Can you have sparklers at a wedding?
Yes, sparklers are legal at weddings in the UK. Whether they are allowed at YOUR wedding is an entirely different question, and the answer depends on your venue.
Most outdoor venues will say yes with conditions. Buckets of water on standby, a designated outdoor area, no children handling them, and no flammable decorations nearby. That sort of thing.
Listed buildings, historic country houses, and venues with strict insurance are where things get tricky. The Regulatory Reform (Fire Safety) Order 2005 applies to wedding venues hosting sparklers and fireworks, and many UK venues opt out entirely rather than navigate the risk assessment process. If your venue falls into this category, ask before you buy anything. I have seen couples spend £80 on sparklers that their venue would not light.
When a sparkler send-off works really well
A few patterns I have noticed across many weddings. Sparkler exits photograph best when:
- You have outdoor space with some shelter from wind (a courtyard, a covered walkway, a barn entrance with a good overhang)
- It is genuinely dark or in blue hour, that window just after sunset, when the sky still has colour but the sparkler light wins
- You have at least 20 guests willing to line up and hold sparklers (fewer than that and the tunnel looks sparse)
- Someone other than the couple is in charge of organising the line-up
- There is no rush, no running, no chaotic pressure to be somewhere else immediately after
If most of those line up, you are probably onto something good.
When it doesn’t really work
(and how to know)
The conditions that consistently produce disappointing sparkler photos:
- A summer wedding where it does not actually get dark until 10 pm, and most guests want to be home before then
- A venue that only allows sparklers in a tiny, awkward corner of the car park
- A guest list with several quietly drunk uncles by the time the exit happens (this is a real factor, ask any wedding photographer)
- A photography package that ends before the exit window
- A timeline so tight that there is no buffer for things to go wrong
If three or more of those apply, the sparkler exit will probably be a stressful, smoky 4 minutes that produces 2 decent photos instead of 20. I would honestly suggest looking at the alternatives further down the page before committing.
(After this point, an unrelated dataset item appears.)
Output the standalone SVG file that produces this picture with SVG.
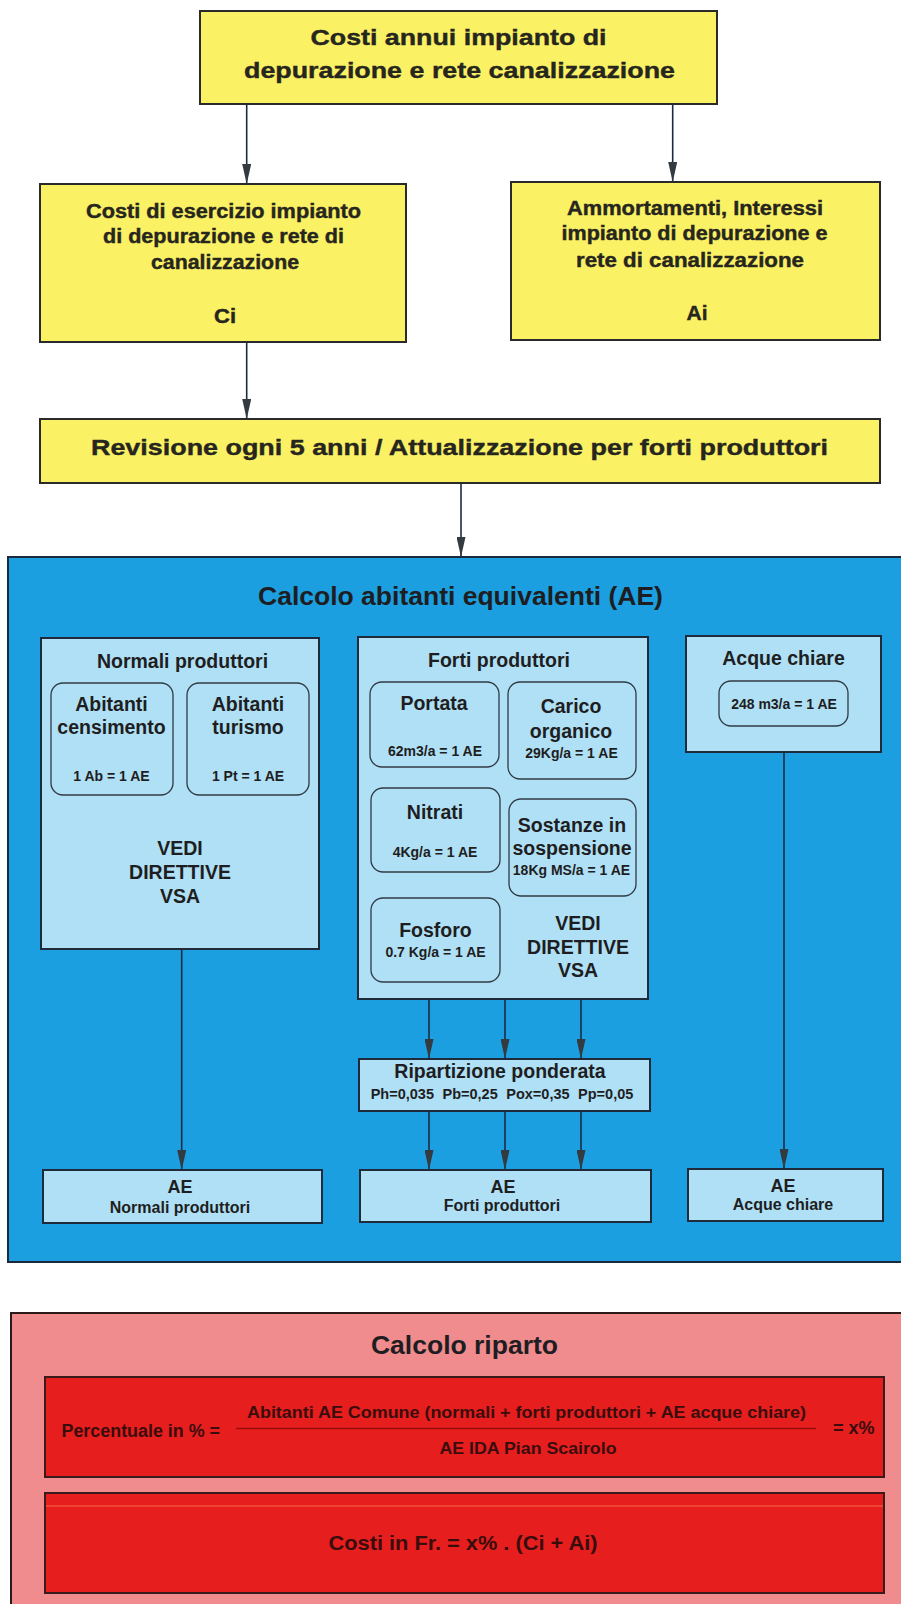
<svg xmlns="http://www.w3.org/2000/svg" width="901" height="1604" viewBox="0 0 901 1604">
<style>
text{font-family:"Liberation Sans",Arial,sans-serif;font-weight:bold;fill:#1e1e22;text-anchor:middle}
.yt{fill:#26261e;stroke:#26261e;stroke-width:0.4}
.y{fill:#fbf164;stroke:#2a2a2a;stroke-width:2}
.lb{fill:#b0e0f5;stroke:#1f2a3a;stroke-width:2}
.rr{fill:#b0e0f5;stroke:#2f3a44;stroke-width:1.3}
.t19{font-size:19.5px}
.t14{font-size:14px}
.t16{font-size:16px}
.t18{font-size:18px}
.red{fill:#e61e1e;stroke:#3a1a1a;stroke-width:2}
.rt{fill:#3a0d0d}
.cn{stroke:#1d2a44;stroke-width:1.6;fill:none}
</style>
<defs>
<marker id="ah" markerWidth="20" markerHeight="9" refX="20" refY="4.5" orient="auto" markerUnits="userSpaceOnUse">
<path d="M0,0 L20,4.5 L0,9 Z" fill="#333a40"/>
</marker>
</defs>
<rect x="0" y="0" width="901" height="1604" fill="#ffffff"/>

<g id="top">
<rect class="y" x="200" y="11" width="517" height="93"/>
<text class="yt" x="458.5" y="45" font-size="22.5" textLength="296" lengthAdjust="spacingAndGlyphs">Costi annui impianto di</text>
<text class="yt" x="459.5" y="78" font-size="22.5" textLength="431" lengthAdjust="spacingAndGlyphs">depurazione e rete canalizzazione</text>
</g>

<g id="ci">
<rect class="y" x="40" y="184" width="366" height="158"/>
<text class="yt" x="223.5" y="218" font-size="19.5" textLength="275" lengthAdjust="spacingAndGlyphs">Costi di esercizio impianto</text>
<text class="yt" x="223.5" y="243" font-size="19.5" textLength="241" lengthAdjust="spacingAndGlyphs">di depurazione e rete di</text>
<text class="yt" x="225" y="269" font-size="19.5" textLength="148" lengthAdjust="spacingAndGlyphs">canalizzazione</text>
<text class="yt" x="225" y="323" font-size="19.5" textLength="22" lengthAdjust="spacingAndGlyphs">Ci</text>
</g>

<g id="ai">
<rect class="y" x="511" y="182" width="369" height="158"/>
<text class="yt" x="695" y="215" font-size="19.5" textLength="256" lengthAdjust="spacingAndGlyphs">Ammortamenti, Interessi</text>
<text class="yt" x="694.5" y="240" font-size="19.5" textLength="266" lengthAdjust="spacingAndGlyphs">impianto di depurazione e</text>
<text class="yt" x="690" y="266.5" font-size="19.5" textLength="228" lengthAdjust="spacingAndGlyphs">rete di canalizzazione</text>
<text class="yt" x="697" y="320" font-size="19.5" textLength="21" lengthAdjust="spacingAndGlyphs">Ai</text>
</g>

<g id="revisione">
<rect class="y" x="40" y="419" width="840" height="64"/>
<text class="yt" x="459.5" y="455" font-size="22.5" textLength="737" lengthAdjust="spacingAndGlyphs">Revisione ogni 5 anni / Attualizzazione per forti produttori</text>
</g>

<g id="calcolo-ae">
<rect x="8" y="557" width="899" height="705" fill="#1b9fe0" stroke="#1a2a3a" stroke-width="2"/>
<text x="460.5" y="605" font-size="26.5">Calcolo abitanti equivalenti (AE)</text>
</g>

<g id="normali">
<rect class="lb" x="41" y="638" width="278" height="311"/>
<text class="t19" x="182.5" y="667.5">Normali produttori</text>
<text class="t19" x="180" y="855">VEDI</text>
<text class="t19" x="180" y="879">DIRETTIVE</text>
<text class="t19" x="180" y="903">VSA</text>
</g>
<g id="abitanti-censimento">
<rect class="rr" x="51" y="683" width="122" height="112" rx="12"/>
<text class="t19" x="111.5" y="710.5">Abitanti</text>
<text class="t19" x="111.5" y="734">censimento</text>
<text class="t14" x="111.5" y="780.5">1 Ab = 1 AE</text>
</g>
<g id="abitanti-turismo">
<rect class="rr" x="187" y="683" width="122" height="112" rx="12"/>
<text class="t19" x="248" y="710.5">Abitanti</text>
<text class="t19" x="248" y="734">turismo</text>
<text class="t14" x="248" y="780.5">1 Pt = 1 AE</text>
</g>

<g id="forti">
<rect class="lb" x="358" y="637" width="290" height="362"/>
<text class="t19" x="499" y="667">Forti produttori</text>
<text class="t19" x="578" y="930">VEDI</text>
<text class="t19" x="578" y="953.5">DIRETTIVE</text>
<text class="t19" x="578" y="977">VSA</text>
</g>
<g id="portata">
<rect class="rr" x="370" y="682" width="129" height="85" rx="12"/>
<text class="t19" x="434" y="710">Portata</text>
<text class="t14" x="435" y="756">62m3/a = 1 AE</text>
</g>
<g id="carico">
<rect class="rr" x="508" y="682" width="128" height="97" rx="12"/>
<text class="t19" x="571" y="713">Carico</text>
<text class="t19" x="571" y="737.5">organico</text>
<text class="t14" x="571.5" y="758">29Kg/a = 1 AE</text>
</g>
<g id="nitrati">
<rect class="rr" x="371" y="788" width="129" height="84" rx="12"/>
<text class="t19" x="435" y="819">Nitrati</text>
<text class="t14" x="435" y="856.5">4Kg/a = 1 AE</text>
</g>
<g id="sostanze">
<rect class="rr" x="509" y="799" width="127" height="97" rx="12"/>
<text class="t19" x="572" y="831.5">Sostanze in</text>
<text class="t19" x="572" y="855">sospensione</text>
<text class="t14" x="571.5" y="875">18Kg MS/a = 1 AE</text>
</g>
<g id="fosforo">
<rect class="rr" x="371" y="898" width="129" height="84" rx="12"/>
<text class="t19" x="435.5" y="936.5">Fosforo</text>
<text class="t14" x="435.5" y="957">0.7 Kg/a = 1 AE</text>
</g>

<g id="acque">
<rect class="lb" x="686" y="636" width="195" height="116"/>
<text class="t19" x="783.5" y="665">Acque chiare</text>
<rect class="rr" x="719" y="681" width="129" height="45" rx="12"/>
<text class="t14" x="784" y="709">248 m3/a = 1 AE</text>
</g>

<g id="ripartizione">
<rect class="lb" x="359" y="1059" width="291" height="52"/>
<text class="t19" x="500" y="1078">Ripartizione ponderata</text>
<text x="502" y="1099" font-size="14.5" word-spacing="4.5">Ph=0,035 Pb=0,25 Pox=0,35 Pp=0,05</text>
</g>

<g id="ae-normali">
<rect class="lb" x="43" y="1170" width="279" height="53"/>
<text class="t18" x="180" y="1193">AE</text>
<text class="t16" x="180" y="1213">Normali produttori</text>
</g>
<g id="ae-forti">
<rect class="lb" x="360" y="1170" width="291" height="52"/>
<text class="t18" x="503" y="1192.5">AE</text>
<text class="t16" x="502" y="1211">Forti produttori</text>
</g>
<g id="ae-acque">
<rect class="lb" x="688" y="1169" width="195" height="52"/>
<text class="t18" x="783" y="1192">AE</text>
<text class="t16" x="783" y="1210">Acque chiare</text>
</g>

<g id="calcolo-riparto">
<rect x="11" y="1313" width="895" height="300" fill="#f08b8e" stroke="#2a1a1a" stroke-width="2"/>
<text x="464.5" y="1354" font-size="26.5">Calcolo riparto</text>
</g>
<g id="percentuale">
<rect class="red" x="45" y="1377" width="839" height="100"/>
<text class="rt" x="61.5" y="1436.5" font-size="18" style="text-anchor:start" textLength="158.5" lengthAdjust="spacingAndGlyphs">Percentuale in % =</text>
<text class="rt" x="526.5" y="1418" font-size="17" textLength="559" lengthAdjust="spacingAndGlyphs">Abitanti AE Comune (normali + forti produttori + AE acque chiare)</text>
<line x1="236" y1="1428.5" x2="816" y2="1428.5" stroke="#9a0b0b" stroke-width="1.5"/>
<text class="rt" x="528" y="1453.5" font-size="17" textLength="177" lengthAdjust="spacingAndGlyphs">AE IDA Pian Scairolo</text>
<text class="rt" x="833" y="1434" font-size="18" style="text-anchor:start">= x%</text>
</g>
<g id="costi">
<rect class="red" x="45" y="1493" width="839" height="100"/>
<line x1="46" y1="1506" x2="883" y2="1506" stroke="#ff9a5a" stroke-width="1" opacity="0.6"/>
<text class="rt" x="463" y="1550" font-size="20" textLength="269" lengthAdjust="spacingAndGlyphs">Costi in Fr. = x% . (Ci + Ai)</text>
</g>

<g id="connectors">
<line class="cn" x1="246.7" y1="104" x2="246.7" y2="184" marker-end="url(#ah)"/>
<line class="cn" x1="672.7" y1="104" x2="672.7" y2="182" marker-end="url(#ah)"/>
<line class="cn" x1="246.7" y1="342" x2="246.7" y2="419" marker-end="url(#ah)"/>
<line class="cn" x1="461" y1="483" x2="461" y2="557" marker-end="url(#ah)"/>
<line class="cn" x1="181.7" y1="949" x2="181.7" y2="1170" marker-end="url(#ah)"/>
<line class="cn" x1="429" y1="999" x2="429" y2="1059" marker-end="url(#ah)"/>
<line class="cn" x1="505" y1="999" x2="505" y2="1059" marker-end="url(#ah)"/>
<line class="cn" x1="581" y1="999" x2="581" y2="1059" marker-end="url(#ah)"/>
<line class="cn" x1="429" y1="1111" x2="429" y2="1170" marker-end="url(#ah)"/>
<line class="cn" x1="505" y1="1111" x2="505" y2="1170" marker-end="url(#ah)"/>
<line class="cn" x1="581" y1="1111" x2="581" y2="1170" marker-end="url(#ah)"/>
<line class="cn" x1="784" y1="752" x2="784" y2="1169" marker-end="url(#ah)"/>
</g>
</svg>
How do you take great sparkler wedding photos?
From a photography point of view, three things make a sparkler photo work: low ambient light, slow and intentional movement, and a couple who can stay present in the moment instead of performing for the camera. That last one is the bit most online guides skip over, and it is also the bit the Bridebook UK Wedding Report backs up: natural, unposed imagery is now the most-requested wedding photography style in the UK.
When the three line up, the photos are extraordinary. The sparkler light creates a warm glow in everyone’s eyes, the out-of-focus sparklers behind you look like a string of suspended stars, and the whole frame has a cinematic warmth no other lighting setup can replicate. The trick is knowing what gets you there.
Light: properly dark, and the UK makes this awkward
Sparklers only photograph well when the ambient light is much lower than the sparkler light. If it is still daylight, the sparklers look like glowing wire and not much else. You need either proper darkness or blue hour, that brief window after sunset when the sky still has colour but the sparklers take over as the main light source.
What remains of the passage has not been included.